The Crystal and the Way of Light: Sutra, Tantra, and Dzogchen

The Crystal and the Way of Light: Sutra, Tantra, and Dzogchen

By Chogyal Namkhai Norbu. Ed. John Shane
Ithaca, NY: Snow Lion, 2000. Paperback, 215 pages.

The author, born in Tibet in 1938, was recognized at the age of two as the reincarnation of a spiritual leader of the Nyingmapa school. Forced to leave Tibet because of the Chinese invasion, he became a professor at the Oriental Institute in Naples, Italy.

The Crystal and the Way of Light contains autobiography, theory, and practice- -all centered on Dzogchen, which can be translated as "Great Perfection," which is our natural state prior to all conditioning. The author writes: "To enter this state is to experience oneself as one is, as the center of the universe though not in the ordinary ego sense. The ordinary ego-centered consciousness is precisely the limited cage of dualistic vision that closes off the experience of one's own true nature."

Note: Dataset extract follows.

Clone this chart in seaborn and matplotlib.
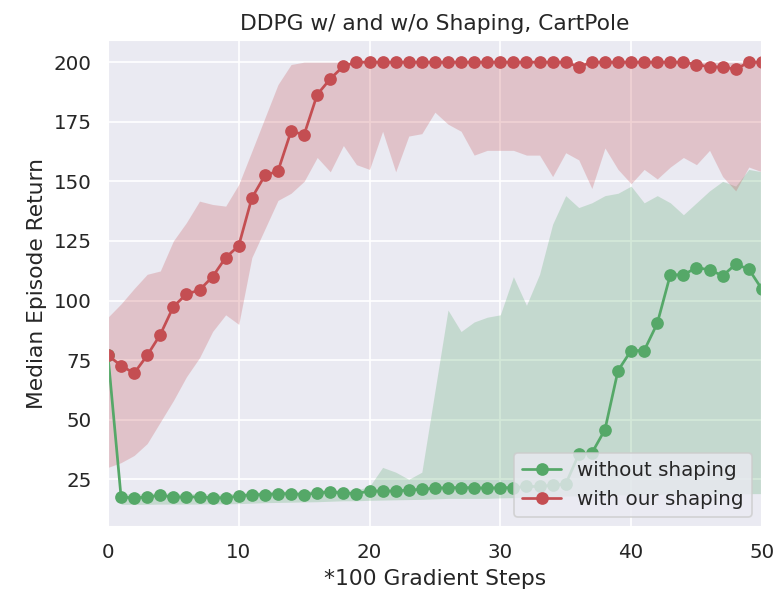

Requiring commitment, discipline, understanding, and practice, Dzogchen is said to lead to enlightenment in a single lifetime. The author notes that "nothing need be renounced, purified, or transformed" and quotes a Tibetan master, "It's not the circumstances which arise as one's karmic vision that conditions a person into the dualistic state; it's a person's own attachment that enables what arises to condition him." Whatever arises in a practitioner's experience is simply allowed to arise just as it is, without any judgment concerning good or bad, beautiful or ugly, desirable or undesirable. The aim is to be comfortably harmonious with whatever is, as it is. This practice is based on the realization that our ordinary and deeply conditioned likes and dislikes are precisely what keep us imprisoned within the boundaries of our egos.

Dzogchen is a structured program of personal transformation. Practice centers on working with three categories: Base, Path, and Fruit. "Base" is the fundamental ground of existence at both the cosmic and individual levels, the nondual primordial nature. "Path" consists of views and practices designed to lead out of dualistic entrapment and suffering. And "Fruit" is the fully realized state as it is in itself (Dharmakaya), as it operates energetically (Sambhogakaya), and as it manifests in form (Nirmanakaya).

The author distinguishes between Dzogchen exposition and instruction; the former is what books do; the latter requires the direct teaching of a master. Instruction entails actual transmission of the primordial state from the master to the student. The student's task is then to engage in practices that enable direct access to that state---and eventually to abide uninterruptedly in the primordial state, even while living an ordinary life.